3. Profound Impact on Business Operations
For multinational corporations, remote teams, and industries reliant on cross-border data flows, VPN regulation is a compliance and operational risk that cannot be ignored.
- Surge in Compliance Costs and Legal Risks: Businesses using VPNs in countries where they have employees or operations must ensure their VPN solution—whether commercial or self-hosted—complies with local laws. In nations with data retention rules, companies may need to adjust log management policies. Where unauthorized VPNs are banned, they must seek legal alternatives like licensed enterprise leased lines, which are often costly.
- Pressure to Rethink Network Security Architecture: The traditional, geography-centric VPN access model may fail in heavily regulated areas. Enterprises are shifting towards more flexible, decentralized security architectures, such as:
- Zero Trust Network Access (ZTNA): Moves away from fixed network perimeters, granting dynamic access based on user identity and device posture, reducing reliance on traditional VPNs.
- Software-Defined Perimeter (SDP) and Cloud Access Security Broker (CASB): Used in tandem for secure access to cloud applications and data.
- Distributed Gateways: Deploying access points across different jurisdictions to circumvent blocking in any single region.
- Impediments to Remote Work and Global Talent Acquisition: Strict VPN controls can hinder hiring remote talent from specific regions or disrupt connectivity between overseas branches and headquarters, forcing investment in more expensive and complex solutions like international MPLS or SD-WAN.
4. Coping Strategies and Future Outlook
Navigating the fragmented global regulatory landscape requires cautious yet proactive strategies from both users and businesses.
- For Users: Prioritize VPN providers with high transparency, independent privacy audits, and headquarters in jurisdictions with robust rule of law and privacy protections. Understand the relevant laws in your target country of use to avoid legal pitfalls. Stay informed about alternative privacy tools like Tor (though slower).
- For Businesses: Conduct comprehensive regulatory mapping to identify VPN laws in all relevant operational countries. Legal and IT departments must collaborate closely to assess and modernize network access architecture, gradually transitioning towards a Zero Trust model.
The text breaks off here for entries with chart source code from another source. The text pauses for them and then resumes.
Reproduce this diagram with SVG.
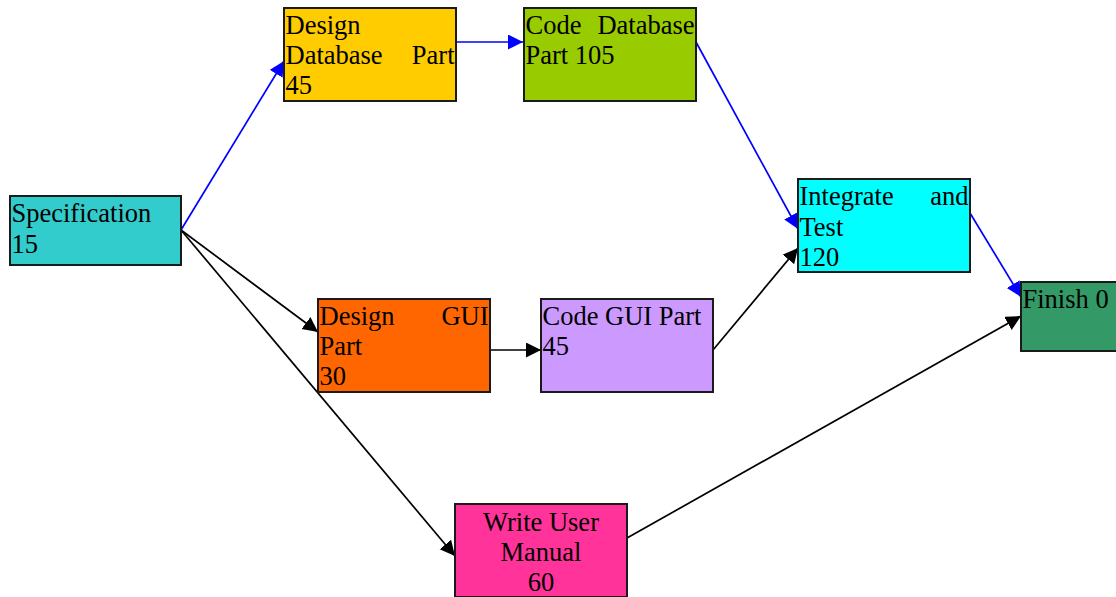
<svg xmlns="http://www.w3.org/2000/svg" width="1116" height="597" viewBox="0 0 1116 597">
<defs>
<style>
.box{stroke:#1a1a1a;stroke-width:2}
.t{font-family:"Liberation Serif","Times New Roman",serif;font-size:26.5px;fill:#000}
.e{text-anchor:end}
.m{text-anchor:middle}
.blue{stroke:#0000FF;stroke-width:1.7;fill:none}
.black{stroke:#000;stroke-width:1.7;fill:none}
</style>
<marker id="ab" markerUnits="userSpaceOnUse" markerWidth="16" markerHeight="16" refX="15" refY="7.5" orient="auto"><path d="M0,0 L15,7.5 L0,15 z" fill="#0000FF"/></marker>
<marker id="ak" markerUnits="userSpaceOnUse" markerWidth="16" markerHeight="16" refX="15" refY="7.5" orient="auto"><path d="M0,0 L15,7.5 L0,15 z" fill="#000"/></marker>
</defs>
<rect width="1116" height="597" fill="#fff"/>
<g id="connectors">
<line class="blue" x1="181" y1="230" x2="284" y2="61" marker-end="url(#ab)"/>
<line class="blue" x1="456" y1="42" x2="523" y2="42" marker-end="url(#ab)"/>
<line class="blue" x1="696" y1="42" x2="798" y2="229" marker-end="url(#ab)"/>
<line class="blue" x1="970" y1="213" x2="1021" y2="297" marker-end="url(#ab)"/>
<line class="black" x1="181" y1="230" x2="318" y2="332" marker-end="url(#ak)"/>
<line class="black" x1="181" y1="230" x2="455" y2="556" marker-end="url(#ak)"/>
<line class="black" x1="490" y1="350" x2="541" y2="350" marker-end="url(#ak)"/>
<line class="black" x1="713" y1="350" x2="798" y2="248" marker-end="url(#ak)"/>
<line class="black" x1="627" y1="538" x2="1021" y2="316" marker-end="url(#ak)"/>
</g>
<g id="spec">
<rect class="box" x="10" y="196" width="171" height="69" fill="#33CCCC"/>
<text class="t" x="11.5" y="222">Specification</text>
<text class="t" x="11.5" y="252.5">15</text>
</g>
<g id="designDB">
<rect class="box" x="284" y="8" width="172" height="93" fill="#FFCC00"/>
<text class="t" x="285.5" y="34">Design</text>
<text class="t" x="285.5" y="64">Database</text>
<text class="t e" x="454.5" y="64">Part</text>
<text class="t" x="285.5" y="94">45</text>
</g>
<g id="codeDB">
<rect class="box" x="524" y="8" width="172" height="93" fill="#99CC00"/>
<text class="t" x="525.5" y="34">Code</text>
<text class="t e" x="694.5" y="34">Database</text>
<text class="t" x="525.5" y="64">Part 105</text>
</g>
<g id="integrate">
<rect class="box" x="798" y="179" width="172" height="93" fill="#00FFFF"/>
<text class="t" x="799.5" y="205">Integrate</text>
<text class="t e" x="968.5" y="205">and</text>
<text class="t" x="799.5" y="235.5">Test</text>
<text class="t" x="799.5" y="266">120</text>
</g>
<g id="finish">
<rect class="box" x="1021" y="282" width="172" height="69" fill="#339966"/>
<text class="t" x="1022.5" y="307.5">Finish 0</text>
</g>
<g id="designGUI">
<rect class="box" x="318" y="299" width="172" height="93" fill="#FF6600"/>
<text class="t" x="319.5" y="325">Design</text>
<text class="t e" x="488.5" y="325">GUI</text>
<text class="t" x="319.5" y="355">Part</text>
<text class="t" x="319.5" y="385">30</text>
</g>
<g id="codeGUI">
<rect class="box" x="541" y="299" width="172" height="93" fill="#CC99FF"/>
<text class="t" x="542.5" y="325">Code GUI Part</text>
<text class="t" x="542.5" y="355">45</text>
</g>
<g id="manual">
<rect class="box" x="455" y="504" width="172" height="93" fill="#FF3399"/>
<text class="t m" x="541" y="530.5">Write User</text>
<text class="t m" x="541" y="560.5">Manual</text>
<text class="t m" x="541" y="590.5">60</text>
</g>
</svg>
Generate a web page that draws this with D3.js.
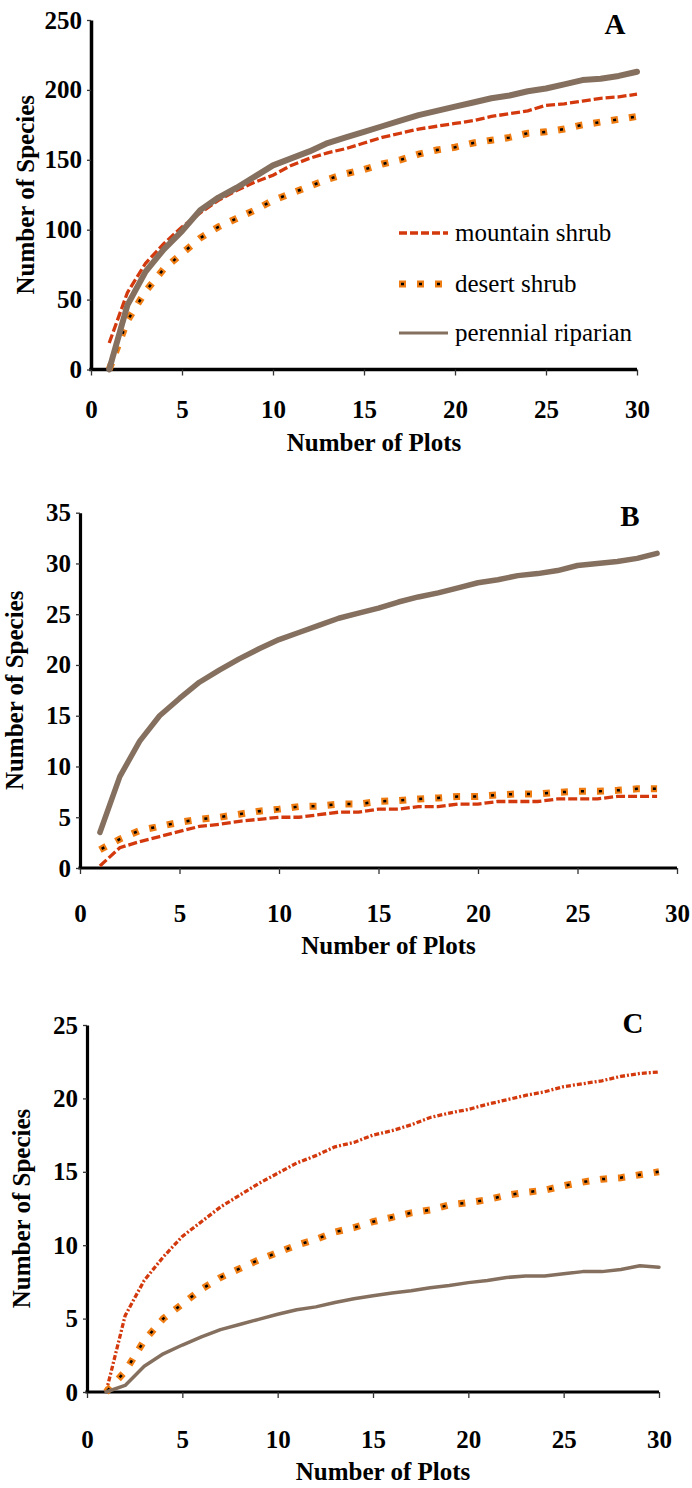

Consider hybrid solutions, using compliant local services in restrictive regions and higher-performance global solutions elsewhere.
Looking ahead, VPN regulation will continue to seek a dynamic balance between "national security," "data sovereignty," and "individual privacy," "internet freedom." The technological arms race (e.g., anti-censorship protocols vs. advanced detection) will persist. Meanwhile, next-generation security frameworks like Zero Trust may fundamentally alter remote access paradigms, potentially reshaping the very target of VPN regulation in the long term. Continuous learning and adaptation to both regulations and technology will be key for businesses and users navigating this complex environment.